The Pilgrims sailed in 1620, 128 years after Columbus, and landed at Plymouth Rock. Some were from the Netherlands and some were from England. The Pilgrims met the Wampanoag people, Native Americans living in what is now known as New England. The Wampanoag were essential to the Pilgrims survival the first winter, and not because the Pilgrims took advantage of them. It is this coming together that we celebrate. Some misinterpret Thanksgiving as a religious holiday because the Pilgrims were Christian people seeking religious freedom, but since this is a celebration of a coming together of diverse groups and the Wampanoag weren't Christian, I don't believe it is a religious holiday.

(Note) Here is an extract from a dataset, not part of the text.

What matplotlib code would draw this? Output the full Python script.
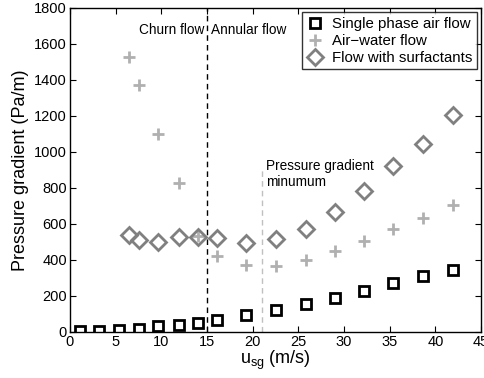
import matplotlib
matplotlib.use("Agg")
import matplotlib.pyplot as plt

plt.rcParams['font.family'] = ['Liberation Sans', 'DejaVu Sans']

x_air = [1.1, 3.2, 5.4, 7.6, 9.7, 11.9, 14.0, 16.1, 19.3, 22.6, 25.8, 29.0, 32.2, 35.4, 38.6, 41.9]
y_air = [4, 7, 11, 18, 30, 41, 52, 67, 93, 122, 156, 191, 228, 269, 313, 346]

x_aw = [6.5, 7.55, 9.7, 11.9, 14.0, 16.1, 19.3, 22.6, 25.8, 29.0, 32.2, 35.4, 38.6, 41.9]
y_aw = [1528, 1374, 1100, 826, 530, 424, 374, 365, 398, 448, 506, 570, 635, 704]

x_surf = [6.5, 7.55, 9.7, 11.9, 14.0, 16.1, 19.3, 22.6, 25.8, 29.0, 32.2, 35.4, 38.6, 41.9]
y_surf = [537, 511, 500, 526, 528, 519, 496, 517, 572, 665, 781, 920, 1046, 1204]

labels = ['Single phase air flow', 'Air\u2212water flow', 'Flow with surfactants']
x_churn = 15
x_min = 21

fig = plt.figure(figsize=(4.85, 3.78), dpi=100)
ax = fig.add_axes([0.144, 0.122, 0.848, 0.857])

ax.plot(x_air, y_air, ls='none', marker='s', ms=6.5, mfc='white', mec='black', mew=2, label=labels[0])
ax.plot(x_aw, y_aw, ls='none', marker='+', ms=8, mec='#b0b0b0', mew=2, label=labels[1])
ax.plot(x_surf, y_surf, ls='none', marker='D', ms=8, mfc='none', mec='#808080', mew=2, label=labels[2])

ax.axvline(x_churn, color='black', ls=(0, (4, 3)), lw=1)
ax.plot([x_min, x_min], [0, 900], color='#c0c0c0', ls=(0, (4, 3)), lw=1)

ax.text(14.7, 1680, 'Churn flow', ha='right', va='center', fontsize=9.8)
ax.text(15.4, 1680, 'Annular flow', ha='left', va='center', fontsize=9.8)
ax.text(21.5, 960, 'Pressure gradient\nminumum', ha='left', va='top', fontsize=9.8, linespacing=1.2)

ax.set_xlim(0, 45)
ax.set_ylim(0, 1800)
ax.set_xticks(range(0, 46, 5))
ax.set_yticks(range(0, 1801, 200))
ax.tick_params(direction='in', top=True, right=True, labelsize=10.5, length=4, pad=2)
for s in ax.spines.values():
    s.set_linewidth(1)
ax.set_xlabel(r'u$_{\mathregular{sg}}$ (m/s)', fontsize=13, labelpad=0)
ax.set_ylabel('Pressure gradient (Pa/m)', fontsize=13, labelpad=4)

leg = ax.legend(loc='upper right', fontsize=10.8, frameon=True, fancybox=False,
                edgecolor='black', borderaxespad=0.3, handletextpad=0.5,
                borderpad=0.3, labelspacing=0.2, handlelength=1.2)
leg.get_frame().set_linewidth(1)

fig.savefig('out.png', dpi=100)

In fact, back when The United States was first becomming a country, Thomas Jefferson said that Christmas and Easter should not be national holidays because, First Ammendment: "Congress shall make no law respecting an establishment of religion, or prohibiting the free exercise thereof...". Since both Christmas and Easter are clearly Christian holidays and national holidays are made holidays by becomming law, doesn't making them holidays make a law respecting an establishment of religion? I think so. However, Jeffereson did believe Thanksgiving should be a national holiday because it was not a holiday that respected an establishment of a specific religion. On Thanksgiving Day, many folks do give thanks to their respective God, but Thanksgiving is simply a day to "give thanks", so Atheists and Agnostic folk are more than welcome to celebrate.

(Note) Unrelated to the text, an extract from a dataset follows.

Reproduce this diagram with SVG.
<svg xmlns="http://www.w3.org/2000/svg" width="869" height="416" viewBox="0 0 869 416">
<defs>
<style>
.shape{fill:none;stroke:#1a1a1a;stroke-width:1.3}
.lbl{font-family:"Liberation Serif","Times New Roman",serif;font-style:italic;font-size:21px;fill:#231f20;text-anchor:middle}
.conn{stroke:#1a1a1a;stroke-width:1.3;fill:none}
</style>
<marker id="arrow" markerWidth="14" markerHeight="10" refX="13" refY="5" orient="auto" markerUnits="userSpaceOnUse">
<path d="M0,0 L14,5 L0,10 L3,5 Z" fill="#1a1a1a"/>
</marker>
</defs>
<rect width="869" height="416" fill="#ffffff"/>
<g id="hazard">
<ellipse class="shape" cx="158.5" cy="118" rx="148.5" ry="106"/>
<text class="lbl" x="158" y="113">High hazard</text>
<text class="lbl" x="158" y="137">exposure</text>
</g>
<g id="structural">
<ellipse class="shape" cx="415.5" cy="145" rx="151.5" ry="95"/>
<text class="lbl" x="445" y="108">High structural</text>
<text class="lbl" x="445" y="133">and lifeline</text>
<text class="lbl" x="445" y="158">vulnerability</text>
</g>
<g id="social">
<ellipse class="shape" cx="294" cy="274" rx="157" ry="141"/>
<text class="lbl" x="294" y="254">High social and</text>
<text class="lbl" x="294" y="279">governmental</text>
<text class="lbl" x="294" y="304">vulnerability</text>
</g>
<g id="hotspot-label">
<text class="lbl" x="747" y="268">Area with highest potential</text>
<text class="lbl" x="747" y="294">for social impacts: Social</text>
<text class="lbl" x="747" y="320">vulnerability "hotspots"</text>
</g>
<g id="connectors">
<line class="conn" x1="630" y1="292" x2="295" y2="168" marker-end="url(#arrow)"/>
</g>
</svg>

Now the naysayers are still thinking, "What about the subsequent pillaging and plundering of the Native Americans?" Are the Pilgrims directly responsible for that? I don't think so. In fact, there was much wrong doing going on before the Pilgrims ever got to Plymouth, but not everyone was in on it. In 1605, English captain George Weymouth took five natives with him back to England. In 1614, John Smith made his map of New England. When he left, Captain Thomas Hunt stayed behind and took twenty-four Native Americans back to Spain to sell as slaves. When he got there, he sold a few before he was caught by Spanish friars who took custody of them because they knew this was wrong. And subsequently some of them were returned to their homeland in New England. It wasn't until 1674, fifty-four years after the intial Pilgrims arrived, that problems began to arise between the Wampanoag and the Pilgrims. If you know anything about life expectancy back then, there probably weren't many of the original Pilgrims remaining. And while it is true that there have been many injustices commited against the Native Americans, Thanksgiving should be about where we as a human race went right and not where we went wrong.